The Roundtable focused next on three subjects:

1) “The Strategic Environment — Ominous Developments in the Hemisphere”
with lead
discussants: Dr. J. Michael Waller, Vice President, American Foreign Policy
Council; Dr.
Norman Bailey,
former Senior Director, International Economic Affairs, National
Security
Council; Tomas Cabal, journalist and professor, University of Panama; and
Dr. Constantine
Menges,
former Senior Director for Latin America, National Security Council.

Among the topics discussed in this section were: the instability in Columbia, which is facing
challenges from three armed groups; the growing authoritarianism, leftist radicalism and
anti-Americanism of Venezuelan President Chavez; the increasingly warm entente between
China
and Cuba; escalating economic difficulties and rampant corruption in Mexico and Ecuador; and
drug-, arms- and alien-smuggling by the PRC, the Russian mafia, the made-over KGB and other
parties in the region.

2) ‘The Abiding Strategic, Military and Economic Importance of
the Panama Canal to the
United States”
with lead discussants: Vice Admiral James Perkins (USN
Ret.),
former Deputy
Commander-in-Chief , U.S. Southern Command, and former Commander, Military Sealift
Command; and Lieutenant General Gordon Sumner (Ret.), former Chairman,
Inter-American
Defense Board. They and other knowledgeable participants confirmed that U.S. economic and
military interests would be seriously and adversely affected should the Nation be denied the use
of the Canal for a protracted period of time — or even a relatively short period at a strategically
inopportune juncture.

A particularly noteworthy intervention was made by Major General John
Thompson
(USA),
the current Chairman of the Inter-American Defense Board. Speaking in a personal capacity,
Gen. Thompson spoke passionately about the need for a greatly increased focus by U.S.
executive and legislative branch policy-makers on hemispheric security matters in the wake of
the Canal’s handover. Special and urgent attention needs to be paid to the fact that “Important
U.S. strategic interests in Colombia are dying the death of 1,000 cuts every day.”

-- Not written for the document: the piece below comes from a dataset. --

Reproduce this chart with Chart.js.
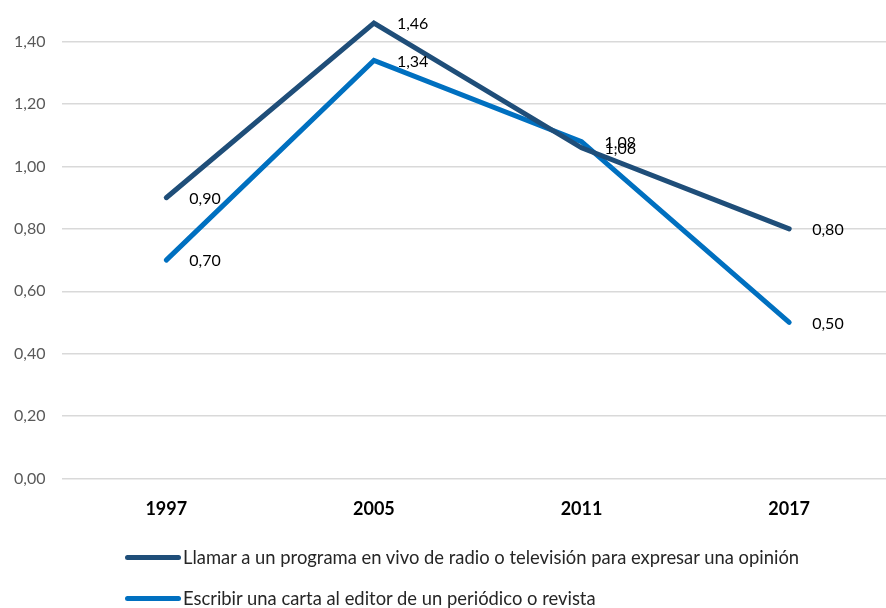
<!DOCTYPE html>
<html>
<head>
<meta charset="utf-8">
<script src="https://cdn.jsdelivr.net/npm/chart.js@4"></script>
<style>
  html, body { margin: 0; padding: 0; background: #fff; overflow: hidden; }
  #wrap { position: relative; width: 894px; height: 608px; overflow: hidden; }
  #lineChart { position: absolute; left: -3px; top: -16px; }
  #legend { position: absolute; left: 125px; top: 546px; font-family: Lato, sans-serif; font-size: 18.4px; color: #262626; }
  #legend div { display: flex; align-items: center; height: 22px; margin-bottom: 19px; white-space: nowrap; }
  #legend span.sw { display: inline-block; width: 56px; height: 5px; border-radius: 3px; margin-right: 2px; }
</style>
</head>
<body>
<div id="wrap">
  <canvas id="lineChart" width="896" height="628"></canvas>
  <div id="legend"></div>
</div>
<script>
// years and the two participation series
const years = ['1997', '2005', '2011', '2017'];
const llamarPrograma = [0.90, 1.46, 1.06, 0.80];
const escribirCarta = [0.70, 1.34, 1.08, 0.50];
const seriesNames = [
  'Llamar a un programa en vivo de radio o televisión para expresar una opinión',
  'Escribir una carta al editor de un periódico o revista'
];
const seriesColors = ['#1F4E79', '#0070C0'];

const fmt = v => v.toFixed(2).replace('.', ',');

// value labels to the right of each point
const pointLabels = {
  id: 'pointLabels',
  afterDatasetsDraw(chart) {
    const ctx = chart.ctx;
    ctx.save();
    ctx.font = '16px Lato, sans-serif';
    ctx.fillStyle = '#000';
    ctx.textAlign = 'left';
    ctx.textBaseline = 'middle';
    chart.data.datasets.forEach((ds, i) => {
      chart.getDatasetMeta(i).data.forEach((pt, j) => {
        ctx.fillText(fmt(ds.data[j]), pt.x + 23, pt.y + 1);
      });
    });
    ctx.restore();
  }
};

new Chart(document.getElementById('lineChart'), {
  type: 'line',
  data: {
    labels: years,
    datasets: [
      { label: seriesNames[0], data: llamarPrograma, borderColor: seriesColors[0] },
      { label: seriesNames[1], data: escribirCarta, borderColor: seriesColors[1] }
    ].map(d => Object.assign(d, {
      borderWidth: 5, pointRadius: 0, tension: 0, fill: false,
      borderCapStyle: 'round', borderJoinStyle: 'miter'
    }))
  },
  options: {
    responsive: false,
    animation: false,
    layout: { padding: { left: 0, right: 0, top: -16, bottom: 80 } },
    plugins: { legend: { display: false }, tooltip: { enabled: false } },
    scales: {
      x: {
        offset: true,
        grid: { display: false, offset: true },
        border: { display: false },
        ticks: { color: '#000', font: { family: 'Lato, sans-serif', size: 18, weight: 'bold' }, padding: 12 }
      },
      y: {
        min: 0, max: 1.5,
        afterBuildTicks: axis => { axis.ticks = axis.ticks.filter(t => Math.abs(t.value * 5 - Math.round(t.value * 5)) < 1e-6); },
        grid: { color: '#D9D9D9', lineWidth: 1.5, drawTicks: false },
        border: { display: false },
        ticks: { stepSize: 0.2, color: '#595959', padding: 17, font: { family: 'Lato, sans-serif', size: 16 }, callback: v => fmt(v) }
      }
    }
  },
  plugins: [pointLabels]
});

// legend stacked on the left, one line per series
const legend = document.getElementById('legend');
seriesNames.forEach((name, i) => {
  const row = document.createElement('div');
  row.innerHTML = '<span class="sw" style="background:' + seriesColors[i] + '"></span>' + name;
  legend.appendChild(row);
});
</script>
</body>
</html>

3) “Is China an Emerging Threat to the Canal — and to
Hemispheric Security More
Generally?”
featured as Lead Discussants: Al Santoli, the editor of
the American Foreign
Policy Council’s China Reform Monitor and congressional investigator;
Roger Robinson,
former Senior Director of International Economic Affairs, National Security Council; and
Dr.
Richard Fisher,
Office of Rep. Chris Cox. Among the important interventions offered
in this
section was a contribution by Edward Timberlake, co-author with
William Triplett of the
best-selling books Year of the Rat and the newly released Red Dragon
Rising
.

During this section the Roundtable heard additional, compelling evidence of: China’s
cooperation with Cuba in areas of intelligence; the PRC’s willingness to use “engineer
battalions” to introduce military personnel into the Western Hemisphere under the guise of
infrastructure construction; Beijing’s use of military-to-military ties with Ecuador to acquire
“aggressor” training for the People’s Liberation Army to defeat the tactics and weapon systems
the United States has employed and has shared with its allies; the PLA and other Chinese
entities’ increasing exploitation of American debt and equities markets to raise large sums of
money for activities — whether in Venezuela, Sudan, Iraq or elsewhere — that are highly
inimical to U.S. interests; and Chinese attempts to penetrate, corrupt or otherwise undermine
democratic processes in the hemisphere.